## Entries with chart source code
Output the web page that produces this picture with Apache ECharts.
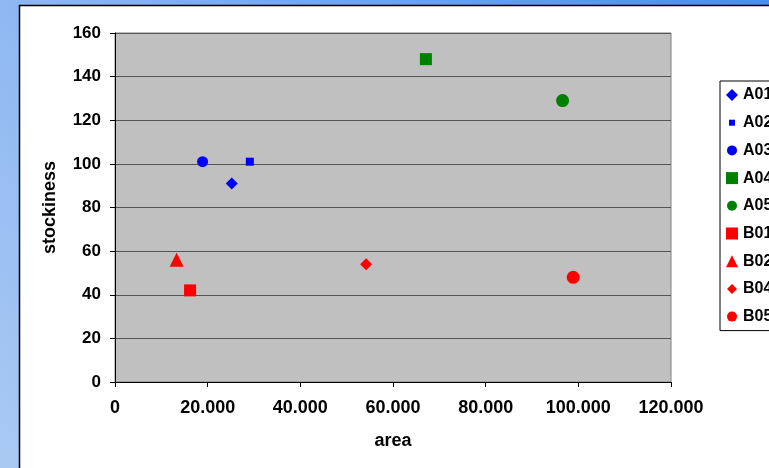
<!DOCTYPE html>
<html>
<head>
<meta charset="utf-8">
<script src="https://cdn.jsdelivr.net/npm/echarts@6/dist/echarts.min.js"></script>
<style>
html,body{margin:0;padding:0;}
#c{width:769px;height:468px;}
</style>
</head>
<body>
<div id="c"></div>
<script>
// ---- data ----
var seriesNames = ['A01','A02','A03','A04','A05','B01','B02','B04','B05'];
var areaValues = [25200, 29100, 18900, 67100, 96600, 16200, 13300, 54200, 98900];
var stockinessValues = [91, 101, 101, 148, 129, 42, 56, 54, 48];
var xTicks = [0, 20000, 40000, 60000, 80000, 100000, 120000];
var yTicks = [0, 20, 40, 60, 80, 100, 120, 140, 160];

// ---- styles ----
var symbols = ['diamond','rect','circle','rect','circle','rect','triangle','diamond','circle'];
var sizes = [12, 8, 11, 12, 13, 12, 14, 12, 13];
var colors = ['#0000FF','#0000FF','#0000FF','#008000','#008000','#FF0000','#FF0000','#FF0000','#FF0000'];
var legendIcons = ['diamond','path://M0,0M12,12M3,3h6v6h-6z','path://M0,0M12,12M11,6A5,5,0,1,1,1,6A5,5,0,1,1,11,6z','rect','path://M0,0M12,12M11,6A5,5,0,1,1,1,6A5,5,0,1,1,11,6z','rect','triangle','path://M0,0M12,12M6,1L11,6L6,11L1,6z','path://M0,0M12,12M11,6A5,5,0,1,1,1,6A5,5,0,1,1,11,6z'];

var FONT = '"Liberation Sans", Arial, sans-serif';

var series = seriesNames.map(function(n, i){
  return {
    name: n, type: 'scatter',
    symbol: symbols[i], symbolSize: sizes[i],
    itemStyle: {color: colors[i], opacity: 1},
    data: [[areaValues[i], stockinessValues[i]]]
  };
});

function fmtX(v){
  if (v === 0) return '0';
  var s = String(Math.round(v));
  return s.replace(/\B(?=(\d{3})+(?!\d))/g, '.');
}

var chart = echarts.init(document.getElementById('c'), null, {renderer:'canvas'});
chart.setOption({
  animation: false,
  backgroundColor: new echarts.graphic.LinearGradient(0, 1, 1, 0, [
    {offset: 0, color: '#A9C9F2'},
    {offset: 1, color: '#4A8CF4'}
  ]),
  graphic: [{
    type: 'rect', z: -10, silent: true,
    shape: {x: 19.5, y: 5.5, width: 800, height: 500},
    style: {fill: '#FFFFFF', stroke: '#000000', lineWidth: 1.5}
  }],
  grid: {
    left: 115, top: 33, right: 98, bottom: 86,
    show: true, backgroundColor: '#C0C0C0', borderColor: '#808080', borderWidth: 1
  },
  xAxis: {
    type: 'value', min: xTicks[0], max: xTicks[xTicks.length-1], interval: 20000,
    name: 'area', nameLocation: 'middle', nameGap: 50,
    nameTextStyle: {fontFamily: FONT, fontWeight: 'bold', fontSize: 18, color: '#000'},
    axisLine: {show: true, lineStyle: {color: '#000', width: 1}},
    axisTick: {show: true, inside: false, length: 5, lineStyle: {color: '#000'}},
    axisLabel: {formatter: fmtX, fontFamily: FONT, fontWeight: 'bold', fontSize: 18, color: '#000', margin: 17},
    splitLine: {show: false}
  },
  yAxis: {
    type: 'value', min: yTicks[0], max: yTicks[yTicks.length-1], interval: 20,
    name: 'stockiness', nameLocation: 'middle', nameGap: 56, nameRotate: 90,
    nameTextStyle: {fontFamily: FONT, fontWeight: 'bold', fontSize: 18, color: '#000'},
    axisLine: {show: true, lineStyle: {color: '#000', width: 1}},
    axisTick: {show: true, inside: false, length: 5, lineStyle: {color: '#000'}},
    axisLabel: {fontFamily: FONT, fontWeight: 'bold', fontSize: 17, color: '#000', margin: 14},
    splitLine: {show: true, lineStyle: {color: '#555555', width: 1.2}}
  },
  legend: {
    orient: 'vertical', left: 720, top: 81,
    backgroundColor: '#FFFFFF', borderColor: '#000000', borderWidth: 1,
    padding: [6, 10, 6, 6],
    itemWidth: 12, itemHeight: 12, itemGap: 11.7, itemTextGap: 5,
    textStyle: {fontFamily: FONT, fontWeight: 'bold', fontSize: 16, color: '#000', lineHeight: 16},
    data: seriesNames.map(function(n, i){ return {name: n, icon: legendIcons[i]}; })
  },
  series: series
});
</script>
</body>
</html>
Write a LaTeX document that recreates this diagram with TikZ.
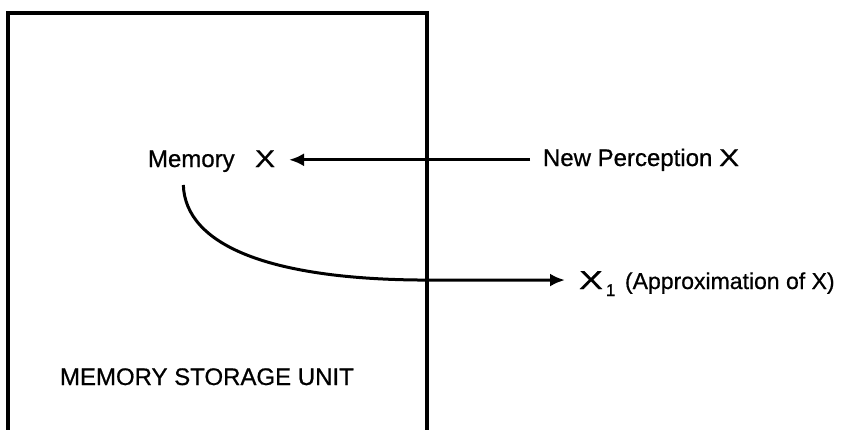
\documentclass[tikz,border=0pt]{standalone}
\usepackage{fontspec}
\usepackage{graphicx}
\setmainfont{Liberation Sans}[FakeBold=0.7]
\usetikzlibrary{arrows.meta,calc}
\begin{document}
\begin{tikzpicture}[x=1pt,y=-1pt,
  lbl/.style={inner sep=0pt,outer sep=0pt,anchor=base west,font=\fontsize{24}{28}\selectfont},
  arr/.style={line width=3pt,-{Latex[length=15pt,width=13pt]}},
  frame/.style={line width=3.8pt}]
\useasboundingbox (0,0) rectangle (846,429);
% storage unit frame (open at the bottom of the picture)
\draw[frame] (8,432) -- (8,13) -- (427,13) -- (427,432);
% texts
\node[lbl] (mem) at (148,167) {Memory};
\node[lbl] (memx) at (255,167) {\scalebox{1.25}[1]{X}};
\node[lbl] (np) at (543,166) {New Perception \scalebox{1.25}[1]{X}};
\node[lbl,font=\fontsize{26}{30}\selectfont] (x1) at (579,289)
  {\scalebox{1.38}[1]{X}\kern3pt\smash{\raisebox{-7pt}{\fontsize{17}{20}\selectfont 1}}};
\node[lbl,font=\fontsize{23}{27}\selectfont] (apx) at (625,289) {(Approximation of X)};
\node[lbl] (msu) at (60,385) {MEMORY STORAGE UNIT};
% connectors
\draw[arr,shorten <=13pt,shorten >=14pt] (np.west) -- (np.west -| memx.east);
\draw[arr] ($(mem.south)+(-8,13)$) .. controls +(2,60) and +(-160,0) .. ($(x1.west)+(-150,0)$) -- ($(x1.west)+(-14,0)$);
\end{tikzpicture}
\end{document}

## Written exercise
Return all the entries word for word, but omit any pictures they contain.

## Exercise output
Output the web page that produces this picture with Apache ECharts.
<!DOCTYPE html>
<html>
<head>
<meta charset="utf-8">
<script src="https://cdn.jsdelivr.net/npm/echarts@6/dist/echarts.min.js"></script>
<style>
html,body{margin:0;padding:0;}
#c{width:769px;height:468px;}
</style>
</head>
<body>
<div id="c"></div>
<script>
// ---- data ----
var seriesNames = ['A01','A02','A03','A04','A05','B01','B02','B04','B05'];
var areaValues = [25200, 29100, 18900, 67100, 96600, 16200, 13300, 54200, 98900];
var stockinessValues = [91, 101, 101, 148, 129, 42, 56, 54, 48];
var xTicks = [0, 20000, 40000, 60000, 80000, 100000, 120000];
var yTicks = [0, 20, 40, 60, 80, 100, 120, 140, 160];

// ---- styles ----
var symbols = ['diamond','rect','circle','rect','circle','rect','triangle','diamond','circle'];
var sizes = [12, 8, 11, 12, 13, 12, 14, 12, 13];
var colors = ['#0000FF','#0000FF','#0000FF','#008000','#008000','#FF0000','#FF0000','#FF0000','#FF0000'];
var legendIcons = ['diamond','path://M0,0M12,12M3,3h6v6h-6z','path://M0,0M12,12M11,6A5,5,0,1,1,1,6A5,5,0,1,1,11,6z','rect','path://M0,0M12,12M11,6A5,5,0,1,1,1,6A5,5,0,1,1,11,6z','rect','triangle','path://M0,0M12,12M6,1L11,6L6,11L1,6z','path://M0,0M12,12M11,6A5,5,0,1,1,1,6A5,5,0,1,1,11,6z'];

var FONT = '"Liberation Sans", Arial, sans-serif';

var series = seriesNames.map(function(n, i){
  return {
    name: n, type: 'scatter',
    symbol: symbols[i], symbolSize: sizes[i],
    itemStyle: {color: colors[i], opacity: 1},
    data: [[areaValues[i], stockinessValues[i]]]
  };
});

function fmtX(v){
  if (v === 0) return '0';
  var s = String(Math.round(v));
  return s.replace(/\B(?=(\d{3})+(?!\d))/g, '.');
}

var chart = echarts.init(document.getElementById('c'), null, {renderer:'canvas'});
chart.setOption({
  animation: false,
  backgroundColor: new echarts.graphic.LinearGradient(0, 1, 1, 0, [
    {offset: 0, color: '#A9C9F2'},
    {offset: 1, color: '#4A8CF4'}
  ]),
  graphic: [{
    type: 'rect', z: -10, silent: true,
    shape: {x: 19.5, y: 5.5, width: 800, height: 500},
    style: {fill: '#FFFFFF', stroke: '#000000', lineWidth: 1.5}
  }],
  grid: {
    left: 115, top: 33, right: 98, bottom: 86,
    show: true, backgroundColor: '#C0C0C0', borderColor: '#808080', borderWidth: 1
  },
  xAxis: {
    type: 'value', min: xTicks[0], max: xTicks[xTicks.length-1], interval: 20000,
    name: 'area', nameLocation: 'middle', nameGap: 50,
    nameTextStyle: {fontFamily: FONT, fontWeight: 'bold', fontSize: 18, color: '#000'},
    axisLine: {show: true, lineStyle: {color: '#000', width: 1}},
    axisTick: {show: true, inside: false, length: 5, lineStyle: {color: '#000'}},
    axisLabel: {formatter: fmtX, fontFamily: FONT, fontWeight: 'bold', fontSize: 18, color: '#000', margin: 17},
    splitLine: {show: false}
  },
  yAxis: {
    type: 'value', min: yTicks[0], max: yTicks[yTicks.length-1], interval: 20,
    name: 'stockiness', nameLocation: 'middle', nameGap: 56, nameRotate: 90,
    nameTextStyle: {fontFamily: FONT, fontWeight: 'bold', fontSize: 18, color: '#000'},
    axisLine: {show: true, lineStyle: {color: '#000', width: 1}},
    axisTick: {show: true, inside: false, length: 5, lineStyle: {color: '#000'}},
    axisLabel: {fontFamily: FONT, fontWeight: 'bold', fontSize: 17, color: '#000', margin: 14},
    splitLine: {show: true, lineStyle: {color: '#555555', width: 1.2}}
  },
  legend: {
    orient: 'vertical', left: 720, top: 81,
    backgroundColor: '#FFFFFF', borderColor: '#000000', borderWidth: 1,
    padding: [6, 10, 6, 6],
    itemWidth: 12, itemHeight: 12, itemGap: 11.7, itemTextGap: 5,
    textStyle: {fontFamily: FONT, fontWeight: 'bold', fontSize: 16, color: '#000', lineHeight: 16},
    data: seriesNames.map(function(n, i){ return {name: n, icon: legendIcons[i]}; })
  },
  series: series
});
</script>
</body>
</html>
Write a LaTeX document that recreates this diagram with TikZ.
\documentclass[tikz,border=0pt]{standalone}
\usepackage{fontspec}
\usepackage{graphicx}
\setmainfont{Liberation Sans}[FakeBold=0.7]
\usetikzlibrary{arrows.meta,calc}
\begin{document}
\begin{tikzpicture}[x=1pt,y=-1pt,
  lbl/.style={inner sep=0pt,outer sep=0pt,anchor=base west,font=\fontsize{24}{28}\selectfont},
  arr/.style={line width=3pt,-{Latex[length=15pt,width=13pt]}},
  frame/.style={line width=3.8pt}]
\useasboundingbox (0,0) rectangle (846,429);
% storage unit frame (open at the bottom of the picture)
\draw[frame] (8,432) -- (8,13) -- (427,13) -- (427,432);
% texts
\node[lbl] (mem) at (148,167) {Memory};
\node[lbl] (memx) at (255,167) {\scalebox{1.25}[1]{X}};
\node[lbl] (np) at (543,166) {New Perception \scalebox{1.25}[1]{X}};
\node[lbl,font=\fontsize{26}{30}\selectfont] (x1) at (579,289)
  {\scalebox{1.38}[1]{X}\kern3pt\smash{\raisebox{-7pt}{\fontsize{17}{20}\selectfont 1}}};
\node[lbl,font=\fontsize{23}{27}\selectfont] (apx) at (625,289) {(Approximation of X)};
\node[lbl] (msu) at (60,385) {MEMORY STORAGE UNIT};
% connectors
\draw[arr,shorten <=13pt,shorten >=14pt] (np.west) -- (np.west -| memx.east);
\draw[arr] ($(mem.south)+(-8,13)$) .. controls +(2,60) and +(-160,0) .. ($(x1.west)+(-150,0)$) -- ($(x1.west)+(-14,0)$);
\end{tikzpicture}
\end{document}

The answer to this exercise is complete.